В рюкзаке нового знакомца имеются бутерброды, термос с чаем, видно, мужик подготовился к любым форс-мажорам. Только нужно у Веры (так зовут буфетчицу) взять по сто, и – сиди сколько влезет! Мы берем по сто, отхлебываем, после чего из рюкзака начинают вынимать разносортную полиграфическую продукцию, начиная от газет и заканчивая флайерами. Флайеры – это бумажные прямоугольники, на каждом из которых крупным буквами выведено: «НЕТ – КАРТЕЛЬНОЙ ПСИХИАТРИИ!» Зачем это? Ну, как же – надо ведь просвещать необразованную публику! Они же полные лохи, понятия не имеют о том, что творится за стенами таких заведений! Мое сердце падает вниз, я еще отхлебываю и задаю вопрос:
– Там что-то ужасное?!
В ответ звучит гомерический хохот, после чего на меня вываливают ушат информации. «Ничего не меняется, мой друг, ничего!! Как началось при моем тезке, Феликсе Эдмундовиче, так и продолжается по сию пору! А что началось при тезке?! А эсерку Спиридонову кто упек на принудительное лечение? Железный Феликс и упек! Гуманист, понимаешь, мог бы под расстрел, а он «истеричку» в Кремлевскую больницу, психику выправлять! Потом проблемы решали более простым способом, но при Хруще все продолжилось! Помните его перл? Преступников, говорил он, в СССР уже не осталось, а душевнобольных мы вылечим! Вылечим, ха-ха-ха! Насильственная госпитализация, бесконтрольное введение препаратов, и человека превращают в овощ!»

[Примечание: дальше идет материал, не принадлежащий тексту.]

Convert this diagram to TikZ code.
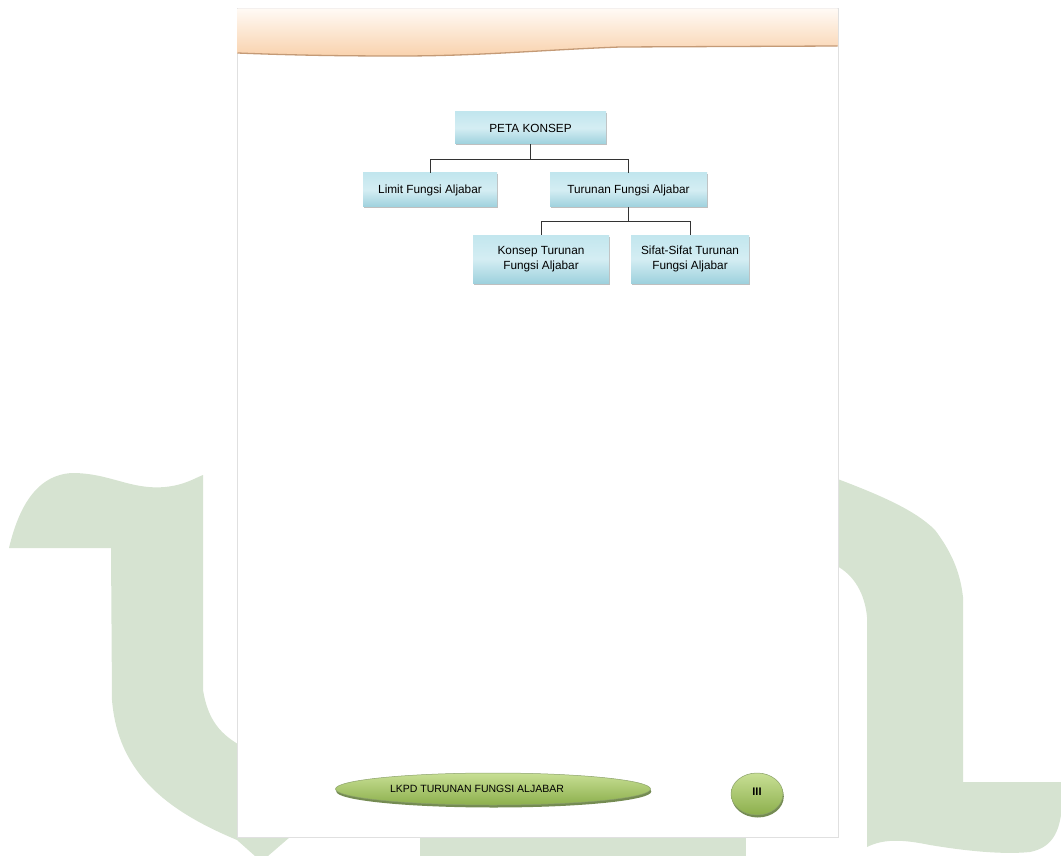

По окончании исторического экскурса требуется еще двести, далее погружают в кошмары Пироговки. История про санитарку, что пускала на отделение озабоченную солдатню, меркнет в свете того, что знает Чехов. Даже «Палата Nо6» меркнет, куда там великому однофамильцу! В Пироговке, с горячностью докладывает Феликс, одного пациента недавно залечили до смерти, не учтя противопоказания к препаратам! Человека колбасило так, что пена изо рта, а ему дозу увеличивают! А еще двоих довели до суицида, что стало предметом разбирательства комиссии Минздрава. А история побега? Псих по определению норовит сбежать из психушки, а тут целая орава, увлеченная буйным, ринулась за ограду. В итоге охрана догнала на автобусном кольце, избила беглых вместе с пассажирами, итог – очередное уголовное дело!
– Все так и было, – кивает Вера, единственная свидетельница беседы, – двое сюда забежали, укрыться хотели, – да не вышло! Охранники вломились, бедняг сразу мордами в пол, ногами начали пинать… В общем, ужас, до сих пор забыть не могу!